- [TO BE DONE]
Return the listing below verbatim. Pictures do not belong in the copy.

- [DATA SEGMENT]
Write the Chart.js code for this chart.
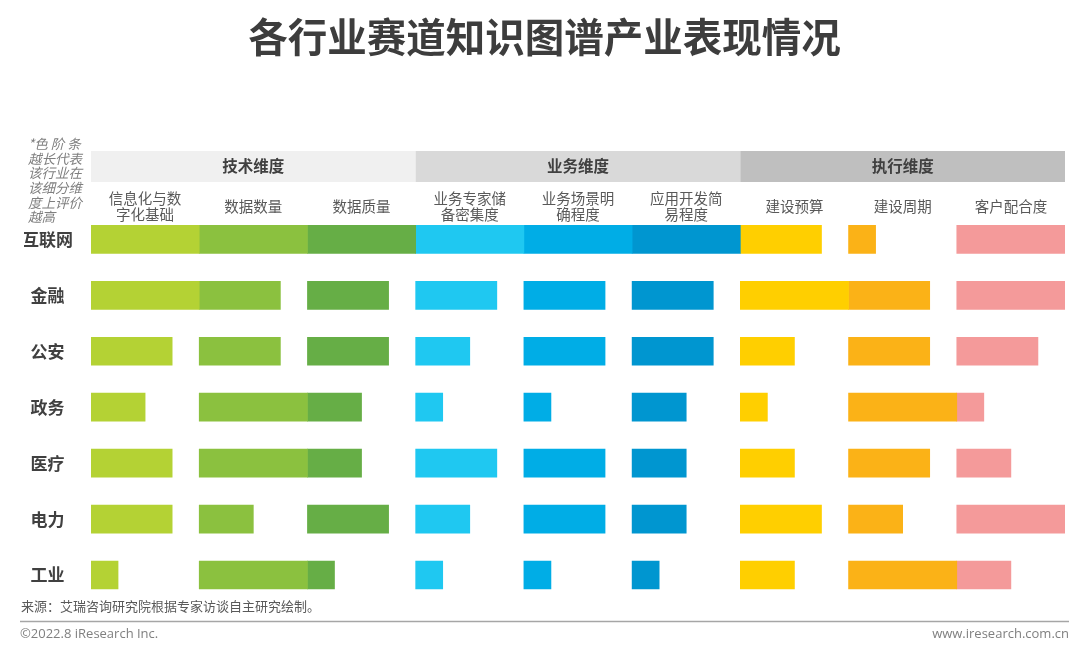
<!DOCTYPE html>
<html><head><meta charset="utf-8">
<script src="https://cdn.jsdelivr.net/npm/chart.js@4.4.1/dist/chart.umd.min.js"></script>
<style>html,body{margin:0;padding:0;background:#fff}#wrap{width:1080px;height:655px;position:relative}</style>
</head><body><div id="wrap"><canvas id="c"></canvas></div>
<script>
const industries = ['互联网','金融','公安','政务','医疗','电力','工业'];
const dimensionLabels = [['信息化与数','字化基础'],['数据数量'],['数据质量'],['业务专家储','备密集度'],['业务场景明','确程度'],['应用开发简','易程度'],['建设预算'],['建设周期'],['客户配合度']];
const groups = ['技术维度','业务维度','执行维度'];
const maxLevel = 4;
const infoBase   = [4,4,3,2,3,3,1];
const dataVolume = [4,3,3,4,4,2,4];
const dataQuality= [4,3,3,2,2,3,1];
const expertDensity = [4,3,2,1,3,2,1];
const sceneClarity  = [4,3,3,1,3,3,1];
const devEase       = [4,3,3,2,2,2,1];
const budget        = [3,4,2,1,2,3,2];
const cycle         = [1,3,3,4,3,2,4];
const cooperation   = [4,4,3,1,2,4,2];
const seriesValues = [infoBase,dataVolume,dataQuality,expertDensity,sceneClarity,devEase,budget,cycle,cooperation];
const colors = ['#b4d234','#8bc13f','#66ae46','#1fc8f1','#00ade6','#0096d0','#ffcf00','#fbb217','#f49a9a'];
const bandColors = ['#f0f0f0','#d9d9d9','#bfbfbf'];
const noteLines = ['*色 阶 条','越长代表','该行业在','该细分维','度上评价','越高'];
const sourceText = '来源：艾瑞咨询研究院根据专家访谈自主研究绘制。';
const copyright = '©2022.8 iResearch Inc.';
const website = 'www.iresearch.com.cn';
const CJK = '"Noto Sans CJK SC","Noto Sans",sans-serif';

const datasets = seriesValues.map((vals, i) => ({
  label: dimensionLabels[i].join(''),
  data: vals.map(v => [i*maxLevel, i*maxLevel + v]),
  backgroundColor: colors[i],
  borderWidth: 0,
  borderSkipped: false,
  grouped: false,
  barThickness: 28
}));

const decor = {
  id: 'decor',
  afterDraw(chart) {
    const {ctx, scales:{x}} = chart;
    ctx.save();
    ctx.textAlign = 'center'; ctx.textBaseline = 'middle';
    groups.forEach((g, gi) => {
      const x0 = x.getPixelForValue(gi*3*maxLevel), x1 = x.getPixelForValue((gi+1)*3*maxLevel);
      ctx.fillStyle = bandColors[gi];
      ctx.fillRect(x0, 151, x1-x0, 31);
      ctx.fillStyle = '#404040';
      ctx.font = 'bold 15.5px ' + CJK;
      ctx.fillText(g, (x0+x1)/2, 166);
    });
    ctx.fillStyle = '#595959';
    ctx.font = '14.5px ' + CJK;
    dimensionLabels.forEach((lines, i) => {
      const cx = x.getPixelForValue(i*maxLevel + maxLevel/2);
      if (lines.length === 1) ctx.fillText(lines[0], cx, 206);
      else { ctx.fillText(lines[0], cx, 198); ctx.fillText(lines[1], cx, 214); }
    });
    ctx.textAlign = 'left';
    ctx.fillStyle = '#7f7f7f';
    ctx.font = 'italic 13.5px ' + CJK;
    noteLines.forEach((t, i) => ctx.fillText(t, 28, 144 + i*14.6));
    ctx.fillStyle = '#595959';
    ctx.font = '13px ' + CJK;
    ctx.fillText(sourceText, 21, 606);
    ctx.strokeStyle = '#a6a6a6'; ctx.lineWidth = 1.5;
    ctx.beginPath(); ctx.moveTo(20, 621.5); ctx.lineTo(1069, 621.5); ctx.stroke();
    ctx.fillStyle = '#808080';
    ctx.font = '13px "Open Sans","Noto Sans",sans-serif';
    ctx.fillText(copyright, 20, 634);
    ctx.textAlign = 'right';
    ctx.fillText(website, 1069, 634);
    ctx.restore();
  }
};

new Chart(document.getElementById('c'), {
  type: 'bar',
  data: { labels: industries, datasets },
  options: {
    indexAxis: 'y',
    responsive: true,
    maintainAspectRatio: false,
    animation: false,
    layout: { padding: { left: 24, right: 15, top: 0, bottom: 52 } },
    plugins: {
      legend: { display: false },
      tooltip: { enabled: false },
      title: {
        display: true,
        text: '各行业赛道知识图谱产业表现情况',
        color: '#3d3d3d',
        font: { family: CJK, size: 39.5, weight: 'bold' },
        padding: { top: 13, bottom: 151 }
      }
    },
    scales: {
      x: { type: 'linear', min: 0, max: seriesValues.length*maxLevel, display: false },
      y: {
        type: 'category',
        grid: { display: false, drawTicks: false },
        border: { display: false },
        afterFit(scale) { scale.width = 67; },
        ticks: {
          crossAlign: 'center',
          padding: 18,
          color: '#404040',
          font: { family: CJK, size: 17, weight: 'bold' }
        }
      }
    }
  },
  plugins: [decor]
});
</script></body></html>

- [ANSWER TO THE PROBLEM]
Write the Chart.js code for this chart.
<!DOCTYPE html>
<html><head><meta charset="utf-8">
<script src="https://cdn.jsdelivr.net/npm/chart.js@4.4.1/dist/chart.umd.min.js"></script>
<style>html,body{margin:0;padding:0;background:#fff}#wrap{width:1080px;height:655px;position:relative}</style>
</head><body><div id="wrap"><canvas id="c"></canvas></div>
<script>
const industries = ['互联网','金融','公安','政务','医疗','电力','工业'];
const dimensionLabels = [['信息化与数','字化基础'],['数据数量'],['数据质量'],['业务专家储','备密集度'],['业务场景明','确程度'],['应用开发简','易程度'],['建设预算'],['建设周期'],['客户配合度']];
const groups = ['技术维度','业务维度','执行维度'];
const maxLevel = 4;
const infoBase   = [4,4,3,2,3,3,1];
const dataVolume = [4,3,3,4,4,2,4];
const dataQuality= [4,3,3,2,2,3,1];
const expertDensity = [4,3,2,1,3,2,1];
const sceneClarity  = [4,3,3,1,3,3,1];
const devEase       = [4,3,3,2,2,2,1];
const budget        = [3,4,2,1,2,3,2];
const cycle         = [1,3,3,4,3,2,4];
const cooperation   = [4,4,3,1,2,4,2];
const seriesValues = [infoBase,dataVolume,dataQuality,expertDensity,sceneClarity,devEase,budget,cycle,cooperation];
const colors = ['#b4d234','#8bc13f','#66ae46','#1fc8f1','#00ade6','#0096d0','#ffcf00','#fbb217','#f49a9a'];
const bandColors = ['#f0f0f0','#d9d9d9','#bfbfbf'];
const noteLines = ['*色 阶 条','越长代表','该行业在','该细分维','度上评价','越高'];
const sourceText = '来源：艾瑞咨询研究院根据专家访谈自主研究绘制。';
const copyright = '©2022.8 iResearch Inc.';
const website = 'www.iresearch.com.cn';
const CJK = '"Noto Sans CJK SC","Noto Sans",sans-serif';

const datasets = seriesValues.map((vals, i) => ({
  label: dimensionLabels[i].join(''),
  data: vals.map(v => [i*maxLevel, i*maxLevel + v]),
  backgroundColor: colors[i],
  borderWidth: 0,
  borderSkipped: false,
  grouped: false,
  barThickness: 28
}));

const decor = {
  id: 'decor',
  afterDraw(chart) {
    const {ctx, scales:{x}} = chart;
    ctx.save();
    ctx.textAlign = 'center'; ctx.textBaseline = 'middle';
    groups.forEach((g, gi) => {
      const x0 = x.getPixelForValue(gi*3*maxLevel), x1 = x.getPixelForValue((gi+1)*3*maxLevel);
      ctx.fillStyle = bandColors[gi];
      ctx.fillRect(x0, 151, x1-x0, 31);
      ctx.fillStyle = '#404040';
      ctx.font = 'bold 15.5px ' + CJK;
      ctx.fillText(g, (x0+x1)/2, 166);
    });
    ctx.fillStyle = '#595959';
    ctx.font = '14.5px ' + CJK;
    dimensionLabels.forEach((lines, i) => {
      const cx = x.getPixelForValue(i*maxLevel + maxLevel/2);
      if (lines.length === 1) ctx.fillText(lines[0], cx, 206);
      else { ctx.fillText(lines[0], cx, 198); ctx.fillText(lines[1], cx, 214); }
    });
    ctx.textAlign = 'left';
    ctx.fillStyle = '#7f7f7f';
    ctx.font = 'italic 13.5px ' + CJK;
    noteLines.forEach((t, i) => ctx.fillText(t, 28, 144 + i*14.6));
    ctx.fillStyle = '#595959';
    ctx.font = '13px ' + CJK;
    ctx.fillText(sourceText, 21, 606);
    ctx.strokeStyle = '#a6a6a6'; ctx.lineWidth = 1.5;
    ctx.beginPath(); ctx.moveTo(20, 621.5); ctx.lineTo(1069, 621.5); ctx.stroke();
    ctx.fillStyle = '#808080';
    ctx.font = '13px "Open Sans","Noto Sans",sans-serif';
    ctx.fillText(copyright, 20, 634);
    ctx.textAlign = 'right';
    ctx.fillText(website, 1069, 634);
    ctx.restore();
  }
};

new Chart(document.getElementById('c'), {
  type: 'bar',
  data: { labels: industries, datasets },
  options: {
    indexAxis: 'y',
    responsive: true,
    maintainAspectRatio: false,
    animation: false,
    layout: { padding: { left: 24, right: 15, top: 0, bottom: 52 } },
    plugins: {
      legend: { display: false },
      tooltip: { enabled: false },
      title: {
        display: true,
        text: '各行业赛道知识图谱产业表现情况',
        color: '#3d3d3d',
        font: { family: CJK, size: 39.5, weight: 'bold' },
        padding: { top: 13, bottom: 151 }
      }
    },
    scales: {
      x: { type: 'linear', min: 0, max: seriesValues.length*maxLevel, display: false },
      y: {
        type: 'category',
        grid: { display: false, drawTicks: false },
        border: { display: false },
        afterFit(scale) { scale.width = 67; },
        ticks: {
          crossAlign: 'center',
          padding: 18,
          color: '#404040',
          font: { family: CJK, size: 17, weight: 'bold' }
        }
      }
    }
  },
  plugins: [decor]
});
</script></body></html>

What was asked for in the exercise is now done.